Ça fait longtemps que j’habite le même quartier. Plus ou moins au même endroit, et plus ou moins en pointillés, mais c’est « mon » quartier. On le dit chic, on le dit cher, on le dit bien-pensant et cul-béni. J’y vois les agents immobiliers rôder comme des loups en quête de chair fraîche dès que l’un d’eux entrevoit mère-grand quitter sa petite demeure sans espoir d’y revenir.
J’y vois des immeubles aux prestations de « luxe », clapiers pour Parisiens crédules et désespérés de la pâquerette, y pousser comme autant d’amanites phalloïdes, ces champignons si sympathiques en apparence et bien empoisonnés à l’intérieur. Je vois des portefeuilles y investir, se frottant les mains de la défiscalisation à venir, des 4×4 surdimensionnés se mouvoir avec peine dans les rues tortueuses. J’y vois des banderoles à bas prix vanter des pseudo-aménagements hauts de gamme. Roulement de tambour mesdames et messieurs ! Par ici les acrobates de balcon d’1 m2 sur rue, les magiciens-jardiniers de béton, les otaries en nœud papillon glissant sur les sols en faux marbre des halls d’entrée. En quelques années, suivant la tendance, des centaines de bobos bien pensants se sont agglutinés dans ces appartements aux adjectifs ronflants. « Exclusif », « prestigieux », « de haut standing« , « exceptionnel »… mon dictionnaire des synonymes en est vert de jalousie.
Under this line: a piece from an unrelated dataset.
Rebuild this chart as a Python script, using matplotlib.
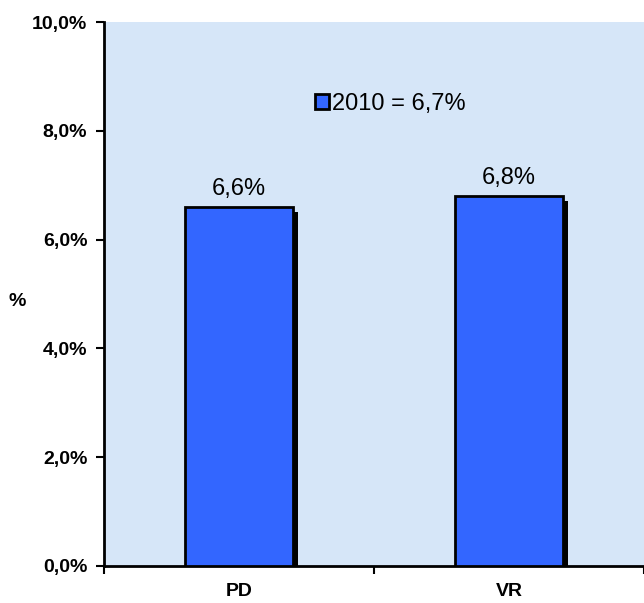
import matplotlib.pyplot as plt
import matplotlib.patheffects as pe
from matplotlib.ticker import FuncFormatter

categories = ["PD", "VR"]
values = [6.6, 6.8]
legend_label = "2010 = 6,7%"
yticks = [0, 2, 4, 6, 8, 10]

plt.rcParams['font.family'] = ['Liberation Sans', 'DejaVu Sans']

fig = plt.figure(figsize=(6.44, 6.03), dpi=100)
ax = fig.add_axes([0.1615, 0.0614, 0.8385, 0.9021])
ax.set_facecolor('#d6e6f8')

x = list(range(len(categories)))
bars = ax.bar(x, values, width=0.4, color='#3366ff', edgecolor='black',
              linewidth=2, label=legend_label, zorder=3)
for b in bars:
    b.set_path_effects([pe.SimplePatchShadow(offset=(3.5, -3.5), shadow_rgbFace='black', alpha=1.0),
                        pe.Normal()])

for xi, v in zip(x, values):
    ax.text(xi, v + 0.13, f"{v:.1f}%".replace('.', ','), ha='center', va='bottom',
            fontsize=17, color='black')

ax.set_xlim(-0.5, len(categories) - 0.5)
ax.set_ylim(0, 10)
ax.set_yticks(yticks)
ax.yaxis.set_major_formatter(FuncFormatter(lambda v, p: f"{v:.1f}%".replace('.', ',')))
ax.set_xticks([i - 0.5 for i in range(len(categories) + 1)])
ax.set_xticklabels([])
ax.set_xticks(x, minor=True)
ax.set_xticklabels(categories, minor=True, fontsize=14, fontweight='bold')
ax.tick_params(axis='x', which='minor', length=0, pad=12)
ax.tick_params(axis='x', which='major', length=6, width=1.5, direction='out')
ax.tick_params(axis='y', length=6, width=1.5, direction='out', labelsize=14, pad=6)
for lab in ax.get_yticklabels():
    lab.set_fontweight('bold')

for s in ['top', 'right']:
    ax.spines[s].set_visible(False)
for s in ['left', 'bottom']:
    ax.spines[s].set_linewidth(2)

ax.set_ylabel('%', rotation=0, fontsize=14, fontweight='bold', labelpad=0)
ax.yaxis.set_label_coords(-0.16, 0.47)

leg = ax.legend(loc='center', bbox_to_anchor=(0.53, 0.85), frameon=False,
                fontsize=17, handlelength=0.6, handleheight=0.6, handletextpad=0.15)
for h in leg.legend_handles:
    h.set_path_effects([])

fig.savefig('out.png', dpi=100)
Mais au bout de ma rue, une incongrue : lorsqu’une vieille propriété a été remplacée par un de ces rêves de promoteur banal et atone, la maison mitoyenne a survécu. Encaissée, en retrait de la rue et légèrement en hauteur, celle-ci ne fut plus jamais baignée de lumière, coincée entre deux sumos de parpaing creux. L’inhabitable verrue est pourtant restée. Longtemps fermée, puis un jour occupée. Regardant de loin, je me disais naïvement qu’il devait s’agir non pas d’un lieu d’habitation (non, cela me semblait impensable !) mais probablement du siège d’une association, certainement utilisée ponctuellement. C’est dire si ce lieu ne faisait pas de bruit.
Ce jeudi matin, 6 avril 2017, c’est également sans bruit que les forces de l’ordre sont intervenues. Bouclage serré, rue barrée. En toute discrétion, plusieurs fourgons de police accompagnaient quelques messieurs sérieux en pardessus, cartables à la main. Soudain, le film s’est déroulé dans ma tête ; d’un coup, tout s’est éclairci. Assombri, plutôt. J’étais le témoin forcé d’une situation de violence ordinaire. Pire, je réalisais que j’étais riveraine de jeunes qui avaient certainement connu la guerre, la faim et des violences intolérables. J’assistais à l’expulsion d’un squat de mineurs isolés étrangers, dont j’ai appris dans la matinée par la presse qu’il était installé là depuis deux ans. De mon balcon des beaux quartiers, deux ans que je me réjouissais que cette maison ne soit finalement pas tombée, car voir le grand arbre du jardin depuis mon petit chez-moi, c’est quand même pas mal quand je bois mon café dehors !
Alors après ? Se révolter ? Manifester ? S’engager ? Au moins, j’en aurai parlé. Car à défaut d’avoir en soi les ressources pour s’engager dans une association d’entraide, il est de notre devoir de citoyen de ne pas faire comme si les personnes qui vivent à côté de nous n’existaient pas. En cette période électorale qui donne plus de crédit à l’individualisme qu’à la solidarité, un seul mot d’ordre : l’ouverture d’esprit. Celle qui nous fait prendre conscience que nous-sommes-société.